Pourquoi ce peuple me fascine-t-il autant ?
Je crois qu’il s’agit de son corps, de sa manière d’exister dans le corps, de l’habiter, de le toucher, d’entrer en relation à travers lui. L’humain d’ici semble vivre en corps avec moins d’embarras que là d’où je viens. Je perçois une sorte de gêne corporelle chez certains humains de mon pays que je ne rencontre pas ici.
Qu’ils soient énormes, abîmés, fripés, en évidente dégénérescence ou qu’ils soient forts, dorés, sculptés, soignés, il règne entre tous ces corps, du plus morbide au plus sain, comme un air d’accueil, d’acceptation, de respect. Je suis consciente qu’il s’agit de ma perception d’individu isolé dans des frontières de chair, d’os et de mémoires cellulaires. Le vécu intérieur de ces corps formant un peuple est sûrement tout autre, il doit d’ailleurs être aussi divers que le nombre d’humains de cette terre brûlante.
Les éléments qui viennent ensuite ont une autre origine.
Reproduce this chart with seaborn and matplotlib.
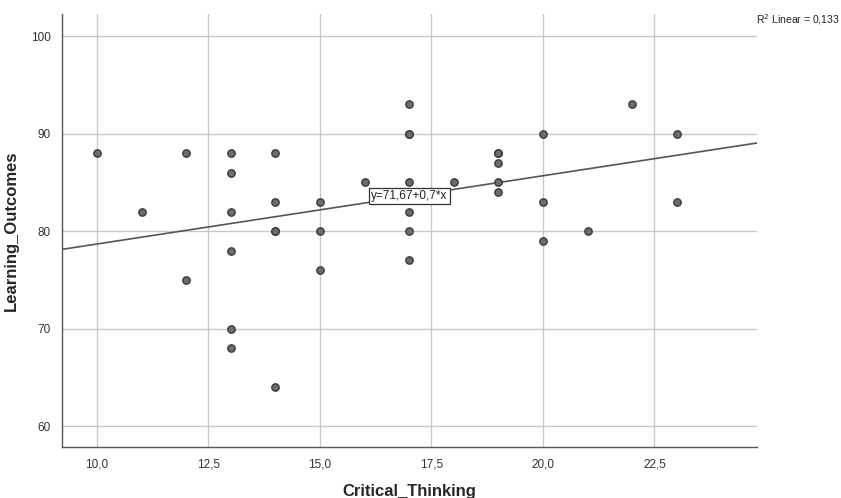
import numpy as np
import pandas as pd
import seaborn as sns
from matplotlib import pyplot as plt

# values
critical_thinking = [10, 11, 12, 12,
                     13, 13, 13, 13, 13, 13,
                     14, 14, 14, 14, 14,
                     15, 15, 15, 16,
                     17, 17, 17, 17, 17, 17, 17,
                     18, 19, 19, 19, 19, 19,
                     20, 20, 20, 21, 22, 23, 23]
learning_outcomes = [88, 82, 88, 75,
                     88, 86, 82, 78, 70, 68,
                     88, 83, 80, 80, 64,
                     83, 80, 76, 85,
                     93, 90, 90, 85, 82, 80, 77,
                     85, 88, 88, 87, 85, 84,
                     90, 83, 79, 80, 93, 90, 83]
x_ticks = [10.0, 12.5, 15.0, 17.5, 20.0, 22.5]
y_ticks = [60, 70, 80, 90, 100]
intercept, slope, r_squared = 71.67, 0.7, 0.133

df = pd.DataFrame({'Critical_Thinking': critical_thinking,
                   'Learning_Outcomes': learning_outcomes})

sns.set_style('white')
plt.rcParams['font.family'] = ['Liberation Sans', 'DejaVu Sans']

fig = plt.figure(figsize=(8.41, 4.98), dpi=100)
ax = fig.add_axes([0.0737, 0.1024, 0.8264, 0.8695])
ax.set_xlim(9.215, 24.80)
ax.set_ylim(57.85, 102.26)

ax.set_axisbelow(True)
ax.grid(True, color='#c8c8c8', linewidth=1.0)

sns.scatterplot(data=df, x='Critical_Thinking', y='Learning_Outcomes', ax=ax,
                color='#6c6c6c', edgecolor='#3a3a3a', linewidth=1.0, s=28,
                zorder=3)

line_x = np.array(ax.get_xlim())
sns.lineplot(x=line_x, y=intercept + slope * line_x, ax=ax,
             color='#555555', linewidth=1.2, zorder=2)

ax.text(17.0, 83.6, 'y=71,67+0,7*x', ha='center', va='center', fontsize=8.5,
        color='#222222', zorder=4,
        bbox=dict(boxstyle='square,pad=0.2', fc='white', ec='#333333', lw=0.9))

fig.text(756 / 841, 1 - 20 / 498, f'R$^2$ Linear = {r_squared:.3f}'.replace('.', ','),
         fontsize=7.5, color='#222222', ha='left', va='center')

ax.set_xticks(x_ticks)
ax.set_xticklabels([f'{t:.1f}'.replace('.', ',') for t in x_ticks])
ax.set_yticks(y_ticks)
ax.set_yticklabels([str(t) for t in y_ticks])
ax.tick_params(axis='both', length=0, labelsize=8.5, labelcolor='#333333', pad=8)

for side in ('top', 'right'):
    ax.spines[side].set_visible(False)
for side in ('left', 'bottom'):
    ax.spines[side].set_color('#555555')
    ax.spines[side].set_linewidth(1.0)

ax.set_xlabel('Critical_Thinking', fontsize=12, fontweight='bold', labelpad=10)
ax.set_ylabel('Learning_Outcomes', fontsize=12, fontweight='bold', labelpad=9)

fig.savefig('out.png', dpi=100)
(Je ne peux parler qu’à partir de ce moi que j’occupe pour un temps. Cette réalité m’a plus d’une fois fait ressentir des symptômes de claustrophobie. Je garde en mémoire avec une surprenante clarté le souvenir de la sensation de petitesse, de limitation oppressante qui m’a envahit au moment où j’ai senti pour la première fois cette lucidité sensorielle éclatante qui m’informait de la relativité découlant de la vie dans un corps, un esprit unique, individuel, temporel, conditionné.)
La passion que je ressens pour ce peuple vient sûrement (en partie) de cette impression de vastitude que je perçois à l’intérieur de leurs corps ainsi que dans l’espace entre eux. Vivre dans un corps n’est pas une expérience banale. Vivre dans un corps humain est, de mon point de vue, complètement extraordinaire.
Le seul état qui selon moi s’approche de ce qu’on appelle la mort (ou quasi absence de vie) est d’ailleurs cette condition dans lequel l’humain est capable de s’empêtrer et qui lui donne un air de prétention ultime : l’illusion que TOUT est ordinaire. Cette illusion lui enlève toute capacité d’émerveillement, de découverte, tout élan de curiosité, toute conscience de la naissance permanente de toute chose.
Je comprends aujourd’hui un peu mieux pourquoi je suis si souvent revenue ici, pourquoi je savoure tellement respirer l’air de ce pays, plonger mon corps dans la foule, le vacarme, la chaleur, le chaos de cette part d’humanité. Il s’agit de vivre en corps. Il s’agit pour moi de sentir ce corps d’une manière nouvelle. J’entends, je ressens avec beaucoup plus d’aisance les messages de la terre, de l’eau, du feu, de l’air lorsque mes pieds se posent sur ce sol, que mes poumons s’emplissent de l’air épais, doux et chaud de ce pays. Tout semble plus vivant, clair, sincère. Comme si les âmes étaient à vif, pas de rideaux pour se cacher, si peu d’habits, la peau est découverte, l’être a tellement moins de planque, la vie circule, fière et souveraine, entre ces milliers de vies humaines.